In case you missed it, Dick Cheney confessed to a war crime on ABC. Here's the damning portion of the transcript:

KARL: Did you more often win or lose those battles, especially as you got to the second term?

CHENEY: Well, I suppose it depends on which battle you're talking about. I won some; I lost some. I can't...

(CROSSTALK)

KARL: ... waterboarding, clearly, what was your...

CHENEY: I was a big supporter of waterboarding. I was a big supporter of the enhanced interrogation techniques that...
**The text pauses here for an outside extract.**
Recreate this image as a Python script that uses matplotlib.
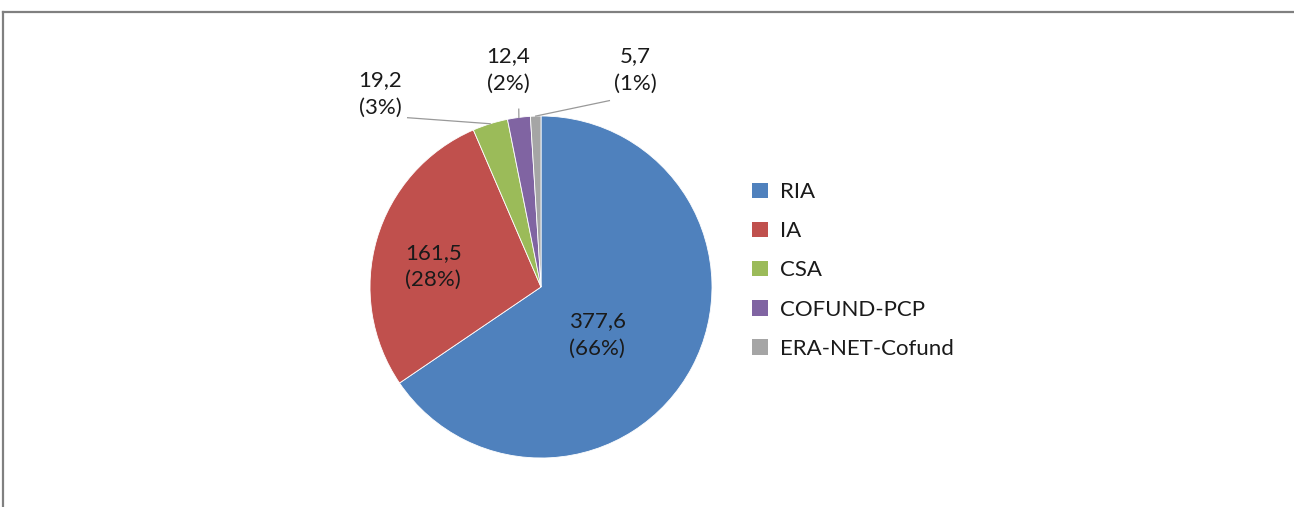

KARL: And you opposed the administration's actions of doing away with waterboarding?

CHENEY: Yes.


Andrew Sullivan lays out the implications of the admission:


There is not a court in the United States or in the world that does not consider waterboarding torture. The Red Cross certainly does, and it's the governing body in international law. It is certainly torture according to the UN Convention on Torture and the Geneva Conventions. The British government, America's closest Western ally, certainly believes it is torture. No legal authority of any type in the US or the world has ever doubted that waterboarding is torture. To have subjected an individual to waterboarding once is torture under US and international law. To subject someone to it 183 times is so categorically torture is it almost absurd to even write this sentence.

So the former vice-president has just confessed to a war crime. I repeat: the former vice-president has just confessed to a war crime.

There is no statute of limitations for such a crime; and the penalty under law is either the death penalty or a prison sentence for life.

The question is therefore not if, but when, he is convicted as a war criminal - in his lifetime or posthumously.

In fact, the attorney general of the United States is legally obliged to prosecute someone who has openly admitted such a war crime or be in violation of the Geneva Conventions and the UN Convention on Torture. For Eric Holder to ignore this duty subjects him too to prosecution. If the US government fails to enforce the provision against torture, the UN or a foreign court can initiate an investigation and prosecution.

These are not my opinions and they are not hyperbole. They are legal facts. Either this country is governed by the rule of law or it isn't. Cheney's clear admission of his central role in authorizing waterboarding and the clear evidence that such waterboarding did indeed take place means that prosecution must proceed.

Cheney himself just set in motion a chain of events that the civilized world must see to its conclusion or cease to be the civilized world. For such a high official to escape the clear letter of these treaties and conventions, and to openly brag of it, renders such treaties and conventions meaningless.